The three of them interact superbly as they play a large cast of characters acting out a ludicrous story of theft, subterfuge and double-crossing. At least I think that’s what the tale involves. It’s hard to tell, because it’s all utter nonsense of the most delightful kind.
Jackson is fabulous as the clueless Watson, as baffled as we are when Holmes and Hudson decide to act out their investigation because it’s too complicated to explain any other way. He delivers some lovely moments as his other characters too, with his face and actions as entertaining as the words.
The cast must have to concentrate hard to keep everything running smoothly, because the air of slapdash about it is by design, not accident.

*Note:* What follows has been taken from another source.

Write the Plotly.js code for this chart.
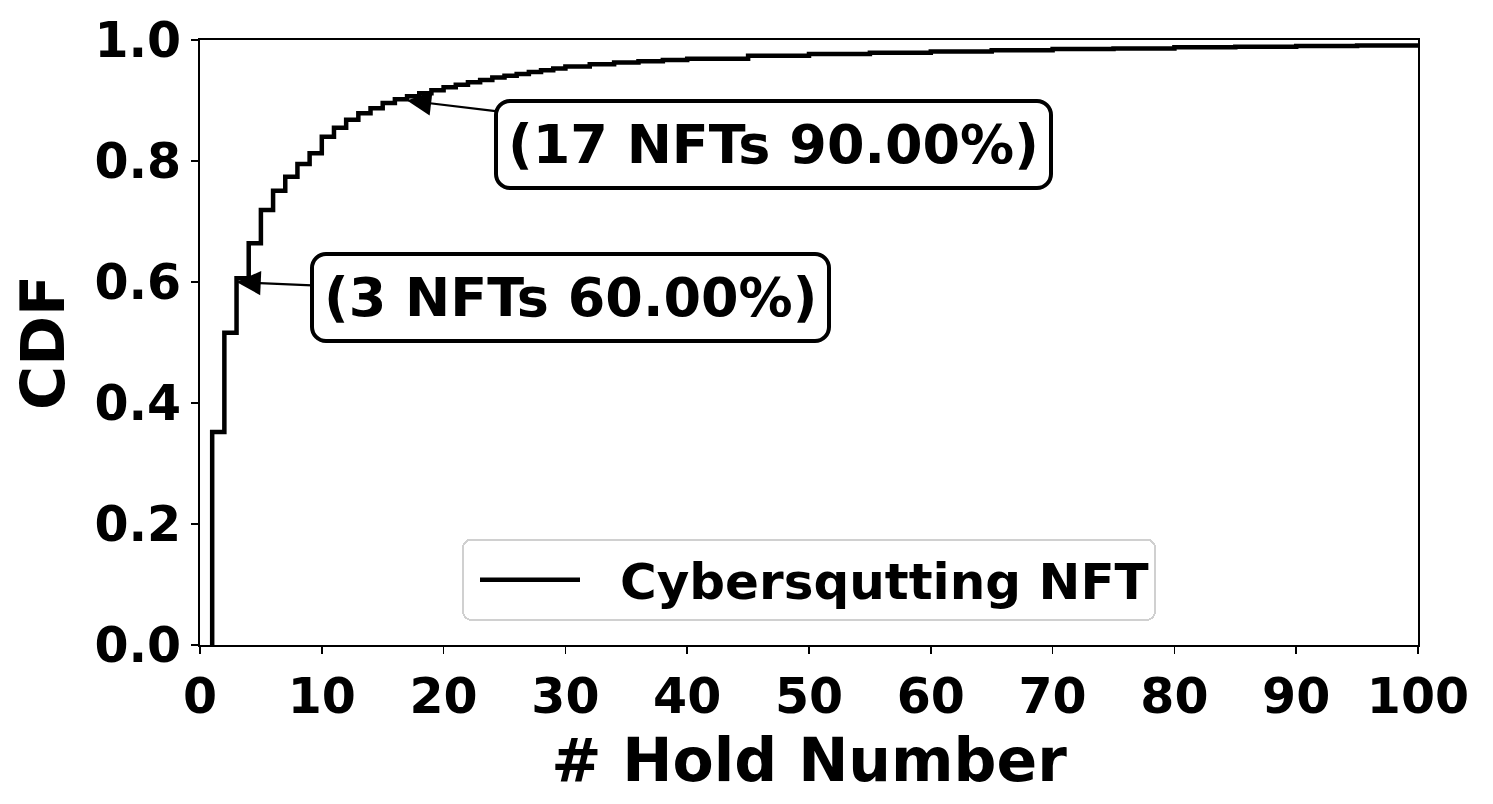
<!DOCTYPE html>
<html>
<head>
<meta charset="utf-8">
<script src="https://cdn.plot.ly/plotly-3.0.1.min.js"></script>
<style>
  html, body { margin: 0; padding: 0; background: #fff; }
  #chart { width: 1493px; height: 804px; }
</style>
</head>
<body>
<div id="chart"></div>
<script>
const holdNumber = [1, 1, 2, 3, 4, 5, 6, 7, 8, 9, 10, 11, 12, 13, 14, 15, 16, 17, 18, 19, 20,
  21, 22, 23, 24, 25, 26, 27, 28, 29, 30, 32, 34, 36, 38, 40, 45, 50, 55, 60,
  65, 70, 75, 80, 85, 90, 95, 100];
const cdfValue = [0, 0.352, 0.516, 0.606, 0.664, 0.719, 0.751, 0.774, 0.795, 0.813, 0.840,
  0.855, 0.868, 0.879, 0.887, 0.896, 0.902, 0.907, 0.912, 0.917, 0.922,
  0.926, 0.930, 0.934, 0.938, 0.941, 0.944, 0.947, 0.950, 0.953, 0.956,
  0.960, 0.963, 0.965, 0.967, 0.969, 0.974, 0.977, 0.979, 0.981,
  0.983, 0.985, 0.986, 0.988, 0.989, 0.990, 0.991, 0.992];
const seriesName = "Cybersqutting NFT";

// highlighted points
const markX = [17, 3];
const markY = [0.90, 0.60];
const markText = ["(17 NFTs 90.00%)", "(3 NFTs 60.00%)"];
const markOffset = [[366, 44], [334, 15]];

const FONT = "DejaVu Sans, Verdana, sans-serif";

const trace = {
  type: "scatter",
  mode: "lines",
  x: holdNumber,
  y: cdfValue,
  name: seriesName,
  line: { color: "#000", width: 4.5, shape: "hv" },
  showlegend: true
};

const annotations = markX.map((x, i) => ({
  x: x, y: markY[i], xref: "x", yref: "y",
  text: markText[i],
  showarrow: true,
  ax: markOffset[i][0], ay: markOffset[i][1],
  arrowhead: 2, arrowsize: 2.2, arrowwidth: 2.2, arrowcolor: "#000",
  font: { family: FONT, size: 54, color: "#000", weight: "bold" },
  bgcolor: "#fff", bordercolor: "#000", borderwidth: 4, borderpad: 10
}));

const layout = {
  width: 1493, height: 804,
  margin: { l: 200, r: 75, t: 40, b: 159 },
  paper_bgcolor: "#fff", plot_bgcolor: "#fff",
  font: { family: FONT, color: "#000" },
  showlegend: true,
  legend: {
    x: 0.5, y: 0.04, xanchor: "center", yanchor: "bottom",
    bgcolor: "#fff", bordercolor: "#d0d0d0", borderwidth: 2,
    font: { family: FONT, size: 50, color: "#000", weight: "bold" },
    itemwidth: 146
  },
  xaxis: {
    range: [0, 100], dtick: 10, tick0: 0,
    showgrid: false, zeroline: false,
    showline: true, mirror: true, linecolor: "#000", linewidth: 2,
    ticks: "outside", ticklen: 7, tickwidth: 1.5, tickcolor: "#000",
    tickfont: { family: FONT, size: 49, weight: "bold" },
    title: { text: "# Hold Number", font: { family: FONT, size: 60, weight: "bold" }, standoff: 14 }
  },
  yaxis: {
    range: [0, 1], dtick: 0.2, tick0: 0, tickformat: ".1f",
    showgrid: false, zeroline: false,
    showline: true, mirror: true, linecolor: "#000", linewidth: 2,
    ticks: "outside", ticklen: 7, tickwidth: 1.5, tickcolor: "#000",
    tickfont: { family: FONT, size: 49, weight: "bold" },
    title: { text: "CDF", font: { family: FONT, size: 60, weight: "bold" }, standoff: 10 }
  },
  annotations: annotations
};

Plotly.newPlot("chart", [trace], layout, { displayModeBar: false, staticPlot: true }).then(gd => {
  // rounded boxes like the original
  gd.querySelectorAll(".annotation .bg").forEach(r => { r.setAttribute("rx", 14); r.setAttribute("ry", 14); });
  gd.querySelectorAll(".legend .bg").forEach(r => { r.setAttribute("rx", 8); r.setAttribute("ry", 8); });
  // shorter legend line sample with a gap before the label
  gd.querySelectorAll(".legend .legendlines path").forEach(p => p.setAttribute("d", "M16,0h100"));
});
</script>
</body>
</html>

It takes skill to pull off this cleverly concocted sense of haphazardness and the result is a great exercise in theatricality.

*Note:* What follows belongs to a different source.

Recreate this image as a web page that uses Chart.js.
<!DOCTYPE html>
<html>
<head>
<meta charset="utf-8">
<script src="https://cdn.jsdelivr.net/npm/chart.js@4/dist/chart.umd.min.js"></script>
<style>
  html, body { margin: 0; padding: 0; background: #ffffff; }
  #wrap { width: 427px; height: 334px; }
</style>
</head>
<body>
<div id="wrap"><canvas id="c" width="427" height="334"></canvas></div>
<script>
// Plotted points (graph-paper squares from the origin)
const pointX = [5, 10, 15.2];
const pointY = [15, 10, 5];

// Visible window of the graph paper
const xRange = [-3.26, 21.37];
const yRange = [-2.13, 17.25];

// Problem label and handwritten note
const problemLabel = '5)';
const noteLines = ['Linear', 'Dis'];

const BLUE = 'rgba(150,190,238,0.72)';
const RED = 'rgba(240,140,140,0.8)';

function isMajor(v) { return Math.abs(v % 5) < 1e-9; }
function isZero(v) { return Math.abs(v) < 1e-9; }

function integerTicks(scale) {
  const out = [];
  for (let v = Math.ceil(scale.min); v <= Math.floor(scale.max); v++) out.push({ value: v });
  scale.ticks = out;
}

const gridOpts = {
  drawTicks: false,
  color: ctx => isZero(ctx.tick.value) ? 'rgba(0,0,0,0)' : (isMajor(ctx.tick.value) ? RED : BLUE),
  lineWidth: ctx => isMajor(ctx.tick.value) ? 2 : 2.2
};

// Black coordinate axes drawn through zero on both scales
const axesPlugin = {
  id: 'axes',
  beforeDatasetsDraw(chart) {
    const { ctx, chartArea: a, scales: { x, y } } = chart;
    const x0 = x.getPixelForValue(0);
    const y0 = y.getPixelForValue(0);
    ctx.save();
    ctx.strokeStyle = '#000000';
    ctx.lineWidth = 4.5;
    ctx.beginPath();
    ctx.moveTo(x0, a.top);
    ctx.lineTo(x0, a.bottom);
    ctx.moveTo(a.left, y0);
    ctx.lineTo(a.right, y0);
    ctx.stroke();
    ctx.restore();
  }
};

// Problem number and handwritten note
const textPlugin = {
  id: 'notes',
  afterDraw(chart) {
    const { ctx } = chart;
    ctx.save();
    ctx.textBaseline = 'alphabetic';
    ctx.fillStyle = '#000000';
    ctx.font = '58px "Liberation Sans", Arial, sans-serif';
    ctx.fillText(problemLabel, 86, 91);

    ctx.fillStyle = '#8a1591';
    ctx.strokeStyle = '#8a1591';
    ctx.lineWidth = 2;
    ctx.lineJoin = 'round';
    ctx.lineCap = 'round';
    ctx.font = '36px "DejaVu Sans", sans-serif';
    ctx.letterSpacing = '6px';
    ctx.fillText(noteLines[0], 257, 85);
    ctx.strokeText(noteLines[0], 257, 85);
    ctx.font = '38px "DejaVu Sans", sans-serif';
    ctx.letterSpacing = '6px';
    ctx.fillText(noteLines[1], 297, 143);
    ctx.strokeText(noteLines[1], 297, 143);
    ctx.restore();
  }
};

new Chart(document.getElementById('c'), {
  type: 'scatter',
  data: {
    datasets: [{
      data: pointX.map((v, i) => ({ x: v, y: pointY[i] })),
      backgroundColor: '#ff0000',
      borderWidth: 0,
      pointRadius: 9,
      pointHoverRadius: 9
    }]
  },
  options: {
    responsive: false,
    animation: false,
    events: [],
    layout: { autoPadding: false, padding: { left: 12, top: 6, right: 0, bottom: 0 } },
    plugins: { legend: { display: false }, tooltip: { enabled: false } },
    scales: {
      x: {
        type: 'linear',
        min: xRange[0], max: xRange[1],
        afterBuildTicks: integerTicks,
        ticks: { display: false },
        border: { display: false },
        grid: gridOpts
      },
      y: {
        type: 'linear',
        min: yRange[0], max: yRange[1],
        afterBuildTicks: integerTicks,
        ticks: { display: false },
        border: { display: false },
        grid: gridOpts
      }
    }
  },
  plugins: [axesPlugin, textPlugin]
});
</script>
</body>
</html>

There are excellent daft sound effects, perfect timing, inventive props and a playfulness that means you end up not caring whether any of it makes sense or not. It’s fun, silly and intriguing and if you don’t understand what’s happening, well, neither does Watson, so you’re in good company.
Director Alan Swerdlow manages to keep it all flowing rapidly without erupting into too much madness.
Gottwald is excellent with her accents and she’s a great character actor, almost upstaging the two gents with her lively presence and sharp wit as the savvy housekeeper or mysterious European diamond smuggler.
Sometimes the jokes are almost too clever or obscure to register in time, and you can see the cast checking our reaction to see if we’re keeping pace. I’m trying, but it comes at you thick and fast.
This isn’t a great whodunit. It’s a play to enjoy for its individual moments, which makes trying to figure out who’s doing what and why a mere distraction to the overall merriment. DM
Sherlock Holmes and the Curse of the Queen’s Diamond runs at Montecasino’s Studio Theatre until January 15, then moves to Cape Town’s Theatre on the Bay from January 18 to 28. Tickets from Computicket.